L’ouvrage, tiré à 80 000 exemplaires en France, et diffusé en Allemagne, en Italie, et à partir de demain aux Etats-Unis, évoque des liens entre la société genevoise SICO, dirigée par Yeslam Binladin, et des réseaux islamistes. Or, le financier genevois a toujours condamné les attentats du 11 septembre.

Retour à la Cour de justice

Le 25 janvier dernier, le Tribunal de première instance de Genève interdit la diffusion de «La vérité interdite» et de sa traduction allemande. Mais le 2 mai, la Cour de justice de Genève lève cette interdiction, considérant que Yeslam Binladin n’est pas la cible principale du livre.

C’est un succès de courte durée pour les éditeurs. Dès le 23 mai, le Tribunal fédéral accorde provisoirement l’effet suspensif au recours déposé par l’homme d’affaires. Les juges de Mon-Repos viennent de statuer définitivement sur l’effet suspensif: l’ouvrage reste bien interdit dans la Confédération.

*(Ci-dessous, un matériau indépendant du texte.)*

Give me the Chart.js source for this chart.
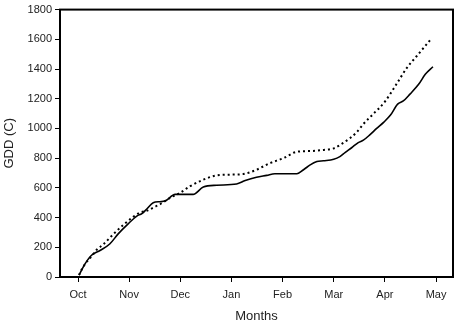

Le Tribunal renvoie donc le dossier à la Cour de justice. «Il y a déjà des semaines que je ne cherche plus à suivre ce qui se passe en Suisse», assure en souriant Jean-Charles Brisard, beaucoup plus intéressé par la distribution aux Etats-Unis de son ouvrage.

Curieux transfert d’argent

On peut comprendre la démarche de Yeslam Binladin, citoyen suisse, indigné par un livre qui ne dirait pas la vérité sur ses sociétés et ses filiales dans des paradis fiscaux.

Mais pourquoi limite-t-il son action au seul territoire helvétique? D’un simple coup d’accélérateur, un Genevois, un Jurassien ou un Bâlois peut se procureur «La vérité interdite».

De plus, cette interdiction a largement contribué à la promotion de cet ouvrage, dont la diffusion en Suisse romande par les éditions parisiennes Denoël n’était que de 4 à 500 exemplaires à l’origine.

Par ailleurs, Yeslam Binladin reste dans le collimateur de la justice française. Le juge Renaud van Ruymbeke enquête sur un curieux transfert d’argent de 200 000 dollars entre l’une de ses sociétés dans les îles Vierges britanniques et l’Arabie Saoudite, via la France.

Le magistrat a procédé en mars à des perquisitions dans la villa à Cannes de Yeslam Binladin, et sur commission rogatoire, dans les locaux de sa société SICO à Genève.